Dois anos após a tragédia que soterrou o subdistrito de Bento Rodrigues, em Mariana (MG), e enlameou a bacia do rio Doce com uma montanha de rejeitos do tamanho do Corcovado, vai se provando acertada a iniciativa de criar um órgão independente para comandar a mitigação do maior desastre da mineração mundial.
A Fundação Renova, que começou a funcionar dez meses depois do rompimento da barragem de Fundão, tem dotação mínima de R$ 11 bilhões da Samarco e suas controladoras (Vale e BHP Billiton) para reparações e compensações até 2030. Já gastou R$ 1,8 bilhão.
Em pouco mais de um ano, a Renova reuniu considerável portfólio de realizações. Enviesado, porém.
A recuperação do ambiente afetado caminha mais rapidamente que o previsto. Um conjunto de 101 tributários do Doce teve suas margens estabilizadas e recompostas. O esforço de revegetação progride bem, mesmo onde o lodo derramado permanece sobre o solo.
Bem mais difíceis de regenerar, porém, são as chagas sociais.
Os 8.274 cartões distribuídos para pagamento de auxílio emergencial de um salario mínimo não configuram mais que um paliativo.
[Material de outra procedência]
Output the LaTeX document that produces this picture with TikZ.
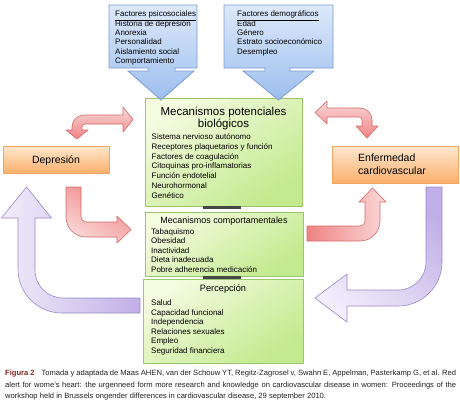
\documentclass[tikz,border=0pt]{standalone}
\usepackage{fontspec}
\setmainfont{Liberation Sans}
\definecolor{blueT}{HTML}{DDE9FA}
\definecolor{blueD}{HTML}{9CBEEE}
\definecolor{blueB}{HTML}{7C9CD0}
\definecolor{greenT}{HTML}{F4FBDF}
\definecolor{greenD}{HTML}{C3EA8E}
\definecolor{greenB}{HTML}{9CC46C}
\definecolor{orangeT}{HTML}{FEE7CE}
\definecolor{orangeD}{HTML}{F9B06C}
\definecolor{orangeB}{HTML}{F2A55E}
\definecolor{redD}{HTML}{EF8383}
\definecolor{redL}{HTML}{FBD8D8}
\definecolor{redB}{HTML}{D46A6A}
\definecolor{purD}{HTML}{C0AFE6}
\definecolor{purL}{HTML}{F1EDFB}
\definecolor{purB}{HTML}{9A88C8}
\definecolor{capred}{HTML}{8B2323}
\definecolor{captext}{HTML}{222222}
\tikzset{
  greenbox/.style={draw=greenB, line width=0.8pt, top color=greenT, bottom color=greenD, shading angle=35},
  bluebox/.style={draw=blueB, line width=0.8pt, top color=blueT, bottom color=blueD},
  orangebox/.style={draw=orangeB, line width=0.8pt, top color=orangeT, bottom color=orangeD},
  redarrow/.style={draw=redB, line width=0.6pt, line join=round},
  purarrow/.style={draw=purB, line width=0.6pt, line join=round},
  itm/.style={anchor=base west, inner sep=0pt, font=\fontsize{8}{9}\selectfont},
  ttl/.style={anchor=base, inner sep=0pt},
  capline/.style={anchor=base west, inner sep=0pt, text=captext, font=\fontsize{7.6}{9}\selectfont},
  strip/.style={fill=black!72, draw=none}
}
\begin{document}
\begin{tikzpicture}[x=1pt,y=-1pt]
\useasboundingbox (0,0) rectangle (460,413);
\fill[white] (0,0) rectangle (460,413);

% ---------- green boxes ----------
\path[greenbox] (145,98) rectangle (302,206);
\path[greenbox] (145,212) rectangle (303,276);
\path[greenbox] (143,279) rectangle (303,363);
\path[strip] (203,206.4) rectangle (241,209);
\path[strip] (203,276.4) rectangle (241,279);

% ---------- blue callouts ----------
\path[bluebox] (109,5) -- (197,5) -- (197,68) -- (175,68) -- (175,71) -- (194,71)
  -- (161,100) -- (128,71) -- (148,71) -- (148,68) -- (109,68) -- cycle;
\path[bluebox] (224,5) -- (333,5) -- (333,68) -- (290,68) -- (290,71) -- (314,71)
  -- (278.5,100) -- (243,71) -- (265,71) -- (265,68) -- (224,68) -- cycle;

% ---------- orange boxes ----------
\path[orangebox] (3,146) rectangle (109,173);
\path[orangebox] (332,146) rectangle (458,183);

% ---------- red arrows ----------
% Depresion <-> biologicos
\path[redarrow, top color=redL, bottom color=redD]
  (123,115) -- (84,115) .. controls (77.38,115) and (72,120.38) .. (72,127)
  -- (72,130) -- (66,130) -- (77,139) -- (88,130) -- (82,130) -- (82,127)
  .. controls (82,125.34) and (83.34,124) .. (85,124) -- (123,124) -- (123,132)
  -- (133,119.5) -- (123,107) -- cycle;
% biologicos <-> Enfermedad
\path[redarrow, top color=redL, bottom color=redD]
  (327,108) -- (360,108) .. controls (366.62,108) and (372,113.38) .. (372,120)
  -- (372,126) -- (378,126) -- (367,138) -- (356,126) -- (362,126) -- (362,120)
  .. controls (362,118.34) and (360.66,117) .. (359,117) -- (327,117) -- (327,124)
  -- (315,112.5) -- (327,101) -- cycle;
% Depresion -> comportamentales
\path[redarrow, top color=redD, bottom color=redL, shading angle=-30]
  (66,187) -- (66,217) .. controls (66,228.04) and (74.96,237) .. (86,237)
  -- (117,237) -- (117,243) -- (131,229.5) -- (117,216) -- (117,222) -- (86,222)
  .. controls (83.24,222) and (81,219.76) .. (81,217) -- (81,187) -- cycle;
% comportamentales -> Enfermedad
\path[redarrow, left color=redD, right color=redL]
  (307,226) -- (360,226) .. controls (362.76,226) and (365,223.76) .. (365,221)
  -- (365,202) -- (359,202) -- (372.5,188) -- (386,202) -- (380,202) -- (380,221)
  .. controls (380,232.04) and (371.04,241) .. (360,241) -- (307,241) -- cycle;

% ---------- purple arrows ----------
% Percepcion -> Depresion
\path[purarrow, left color=purL, right color=purD]
  (140,298) -- (63,298) .. controls (47.54,298) and (35,285.46) .. (35,270)
  -- (35,218) -- (51.5,218) -- (26.5,187) -- (1.5,218) -- (18,218) -- (18,269)
  .. controls (18,293.29) and (37.71,313) .. (62,313) -- (140,313) -- cycle;
% Enfermedad -> Percepcion
\path[purarrow, top color=purD, bottom color=purL, shading angle=-40]
  (426,187) -- (426,262) .. controls (426,277.46) and (413.46,290) .. (398,290)
  -- (347,290) -- (347,274) -- (315,298) -- (347,322) -- (347,306) -- (398,306)
  .. controls (422.29,306) and (442,286.29) .. (442,262) -- (442,187) -- cycle;

% ---------- texts ----------
\foreach \t [count=\i] in {\underline{Factores psicosociales}, Historia de depresión, Anorexia, Personalidad, Aislamiento social, Comportamiento}
  \node[itm] (psi\i) at (115,{16.7+(\i-1)*9.4}) {\t};
\foreach \t [count=\i] in {\underline{Factores demográficos}, Edad, Género, Estrato socioeconómico, Desempleo}
  \node[itm] (dem\i) at (237,{16.7+(\i-1)*9.4}) {\t};

\node[ttl, font=\fontsize{11.5}{13}\selectfont] (biot1) at (223.5,115) {Mecanismos potenciales};
\node[ttl, font=\fontsize{11.5}{13}\selectfont] (biot2) at (223.5,127.5) {biológicos};
\foreach \t [count=\i] in {Sistema nervioso autónomo, Receptores plaquetarios y función, Factores de coagulación, Citoquinas pro-inflamatorias, Función endotelial, Neurohormonal, Genético}
  \node[itm] (bio\i) at (151.5,{139.5+(\i-1)*9.8}) {\t};

\node[ttl, font=\fontsize{9}{11}\selectfont] (compt) at (224,223.5) {Mecanismos comportamentales};
\foreach \t [count=\i] in {Tabaquismo, Obesidad, Inactividad, Dieta inadecuada, Pobre adherencia medicación}
  \node[itm] (comp\i) at (151,{234.3+(\i-1)*9.5}) {\t};

\node[ttl, font=\fontsize{9.2}{11}\selectfont] (perct) at (223,291.5) {Percepción};
\foreach \t [count=\i] in {Salud, Capacidad funcional, Independencia, Relaciones sexuales, Empleo, Seguridad financiera}
  \node[itm] (perc\i) at (151,{305.4+(\i-1)*9.6}) {\t};

\node[ttl, font=\fontsize{10.5}{12}\selectfont] (dep) at (56,163.2) {Depresión};
\node[anchor=base west, inner sep=0pt, font=\fontsize{10.5}{12}\selectfont] (enf1) at (358,161.5) {Enfermedad};
\node[anchor=base west, inner sep=0pt, font=\fontsize{10.5}{12}\selectfont] (enf2) at (358,174) {cardiovascular};

% ---------- caption ----------
\node[capline] (cap1) at (5,375.5) {\makebox[451pt][s]{\textcolor{capred}{\textbf{Figura 2}}\hspace{7pt}Tomada y adaptada de Maas AHEN, van der Schouw YT, Regitz-Zagrosel v, Swahn E, Appelman, Pasterkamp G, et al. Red}};
\node[capline] (cap2) at (5,387) {\makebox[451pt][s]{alert for wome's heart: the urgenneed form more research and knowledge on cardiovascular disease in women: Proceedings of the}};
\node[capline] (cap3) at (5,398.5) {workshop held in Brussels ongender differences in cardiovascular disease, 29 september 2010.};
\end{tikzpicture}
\end{document}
Despenderam-se cerca de R$ 500 milhões em indenizações, mas o cadastramento anda devagar, por complexa a comprovação de residência, renda perdida e prejuízos.
As 362 famílias por reassentar padecem de discriminação em Mariana, cuja população anseia pelos empregos antes providos pela Samarco. Se tudo der certo, os ressarcimentos e os novos vilarejos de Bento Rodrigues, Paracatu de Baixo e Gesteira estarão concluídos até 2019.
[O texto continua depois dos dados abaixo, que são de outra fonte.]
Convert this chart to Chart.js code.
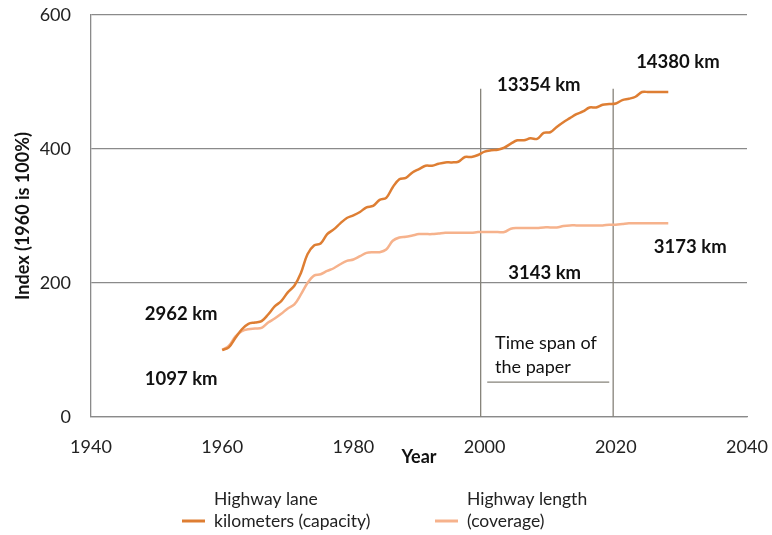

O escopo da Renova, entretanto, vai muito além. O termo de ajustamento de conduta que lhe deu origem prevê ampla compensação socioambiental. Sua missão é nada menos que ressuscitar, por assim dizer, o Doce e seu vale, começando pela universalização de coleta e tratamento de esgotos.
Mais até que a mineração, séculos de pecuária extensiva e consequente erosão de encostas assorearam o rio. A fundação se compromete a reflorestar 470 km² na região e recuperar 5.000 nascentes.
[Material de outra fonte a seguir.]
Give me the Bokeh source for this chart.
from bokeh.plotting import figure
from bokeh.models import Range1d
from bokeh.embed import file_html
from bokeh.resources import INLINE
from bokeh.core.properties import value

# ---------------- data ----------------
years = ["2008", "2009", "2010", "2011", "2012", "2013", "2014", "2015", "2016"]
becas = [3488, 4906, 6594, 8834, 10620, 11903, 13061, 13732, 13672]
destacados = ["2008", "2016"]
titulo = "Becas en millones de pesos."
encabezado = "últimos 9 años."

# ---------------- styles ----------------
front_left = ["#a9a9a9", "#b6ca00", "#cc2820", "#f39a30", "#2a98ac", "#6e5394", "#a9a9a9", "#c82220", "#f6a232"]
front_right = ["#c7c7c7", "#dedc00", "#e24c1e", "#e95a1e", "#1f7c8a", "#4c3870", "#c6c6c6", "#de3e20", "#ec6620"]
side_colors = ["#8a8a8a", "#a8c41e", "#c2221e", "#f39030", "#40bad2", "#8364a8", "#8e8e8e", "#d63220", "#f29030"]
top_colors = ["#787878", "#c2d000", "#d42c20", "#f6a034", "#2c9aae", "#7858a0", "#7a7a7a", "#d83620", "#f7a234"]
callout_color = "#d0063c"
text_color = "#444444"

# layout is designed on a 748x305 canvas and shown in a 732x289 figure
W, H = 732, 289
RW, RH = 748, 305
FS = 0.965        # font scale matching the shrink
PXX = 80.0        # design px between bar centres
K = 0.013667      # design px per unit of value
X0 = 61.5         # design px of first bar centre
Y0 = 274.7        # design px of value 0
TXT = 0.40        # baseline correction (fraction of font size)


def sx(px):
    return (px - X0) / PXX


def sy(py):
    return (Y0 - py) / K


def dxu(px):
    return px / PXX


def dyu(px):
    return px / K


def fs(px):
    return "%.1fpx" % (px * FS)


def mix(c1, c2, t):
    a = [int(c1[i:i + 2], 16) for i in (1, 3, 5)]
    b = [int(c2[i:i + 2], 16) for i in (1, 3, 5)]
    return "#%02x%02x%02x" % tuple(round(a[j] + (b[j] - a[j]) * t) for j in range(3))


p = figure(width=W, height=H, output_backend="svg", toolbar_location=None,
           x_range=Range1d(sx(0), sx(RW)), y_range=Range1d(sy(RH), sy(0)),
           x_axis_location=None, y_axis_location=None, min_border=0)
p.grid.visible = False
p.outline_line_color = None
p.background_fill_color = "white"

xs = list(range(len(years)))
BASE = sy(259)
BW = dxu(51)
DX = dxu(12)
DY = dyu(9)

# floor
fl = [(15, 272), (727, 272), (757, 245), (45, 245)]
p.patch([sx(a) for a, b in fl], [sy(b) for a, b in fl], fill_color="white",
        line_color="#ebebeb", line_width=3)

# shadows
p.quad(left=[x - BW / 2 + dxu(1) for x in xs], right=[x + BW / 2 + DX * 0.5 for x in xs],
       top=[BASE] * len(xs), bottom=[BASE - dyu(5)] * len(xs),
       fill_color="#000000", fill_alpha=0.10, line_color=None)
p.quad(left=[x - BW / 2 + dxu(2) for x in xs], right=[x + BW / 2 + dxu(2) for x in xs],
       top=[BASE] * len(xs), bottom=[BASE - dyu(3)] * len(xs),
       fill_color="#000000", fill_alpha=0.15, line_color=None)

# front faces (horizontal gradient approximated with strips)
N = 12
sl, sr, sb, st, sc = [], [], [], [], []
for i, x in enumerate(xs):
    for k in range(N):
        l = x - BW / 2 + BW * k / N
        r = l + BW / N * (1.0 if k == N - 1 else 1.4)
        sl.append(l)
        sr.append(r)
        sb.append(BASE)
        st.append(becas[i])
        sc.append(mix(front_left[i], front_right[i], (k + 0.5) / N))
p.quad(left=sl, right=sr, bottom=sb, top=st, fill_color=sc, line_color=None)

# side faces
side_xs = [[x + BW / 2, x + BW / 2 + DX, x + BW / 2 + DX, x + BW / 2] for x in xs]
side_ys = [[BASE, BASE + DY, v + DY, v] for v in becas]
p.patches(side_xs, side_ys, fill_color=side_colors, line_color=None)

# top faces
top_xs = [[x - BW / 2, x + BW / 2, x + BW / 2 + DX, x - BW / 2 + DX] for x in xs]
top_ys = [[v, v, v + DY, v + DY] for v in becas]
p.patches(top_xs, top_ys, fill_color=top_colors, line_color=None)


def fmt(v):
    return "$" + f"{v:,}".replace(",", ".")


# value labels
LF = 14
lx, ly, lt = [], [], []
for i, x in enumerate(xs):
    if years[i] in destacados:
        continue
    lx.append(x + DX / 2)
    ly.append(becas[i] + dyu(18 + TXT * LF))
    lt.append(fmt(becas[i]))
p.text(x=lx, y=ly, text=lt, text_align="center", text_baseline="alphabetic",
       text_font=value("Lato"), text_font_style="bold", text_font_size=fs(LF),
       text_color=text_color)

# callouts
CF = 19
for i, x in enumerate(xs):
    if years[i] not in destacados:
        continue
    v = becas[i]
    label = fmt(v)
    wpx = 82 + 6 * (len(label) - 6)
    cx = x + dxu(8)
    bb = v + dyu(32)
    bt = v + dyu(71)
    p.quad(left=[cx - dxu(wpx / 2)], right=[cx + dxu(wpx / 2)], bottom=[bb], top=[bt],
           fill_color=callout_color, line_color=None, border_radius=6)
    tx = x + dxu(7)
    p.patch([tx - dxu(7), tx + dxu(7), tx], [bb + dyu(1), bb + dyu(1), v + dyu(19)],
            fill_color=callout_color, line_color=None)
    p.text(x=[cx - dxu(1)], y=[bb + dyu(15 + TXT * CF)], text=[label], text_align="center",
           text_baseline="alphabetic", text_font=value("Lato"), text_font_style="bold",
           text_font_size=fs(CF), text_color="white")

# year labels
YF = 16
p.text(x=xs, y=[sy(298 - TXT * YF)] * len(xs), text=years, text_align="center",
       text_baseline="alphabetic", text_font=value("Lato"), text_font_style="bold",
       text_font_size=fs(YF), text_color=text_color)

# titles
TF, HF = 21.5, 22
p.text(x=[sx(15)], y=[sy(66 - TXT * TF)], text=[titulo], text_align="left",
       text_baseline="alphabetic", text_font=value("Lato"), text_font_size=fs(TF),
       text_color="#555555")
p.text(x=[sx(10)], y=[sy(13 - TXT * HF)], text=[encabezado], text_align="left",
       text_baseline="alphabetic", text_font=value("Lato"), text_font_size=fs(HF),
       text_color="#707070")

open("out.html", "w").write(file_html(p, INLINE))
Produzir os 30 milhões de mudas necessárias nem é o maior desafio, mas sim engajar a população e dezenas de entidades –associações, sindicatos, órgãos públicos– num processo que não se limite ao meramente assistencial.
A estratégia adotada até aqui impõe laboriosa busca de consensos. Só no Comitê Interfederativo ao qual a Renova responde há sete dezenas de organizações. Incluindo as 42 câmaras técnicas que a assessoram, já se realizaram 1.715 reuniões com 53 mil participantes.
Ninguém imaginou que sanear o estrago feito pela Samarco seria simples nem rápido. Há, sim, chance de que o arranjo institucional inovador logre o que a muitos terá parecido infactível: remediar tamanha agressão ao ambiente com um mínimo de justiça social.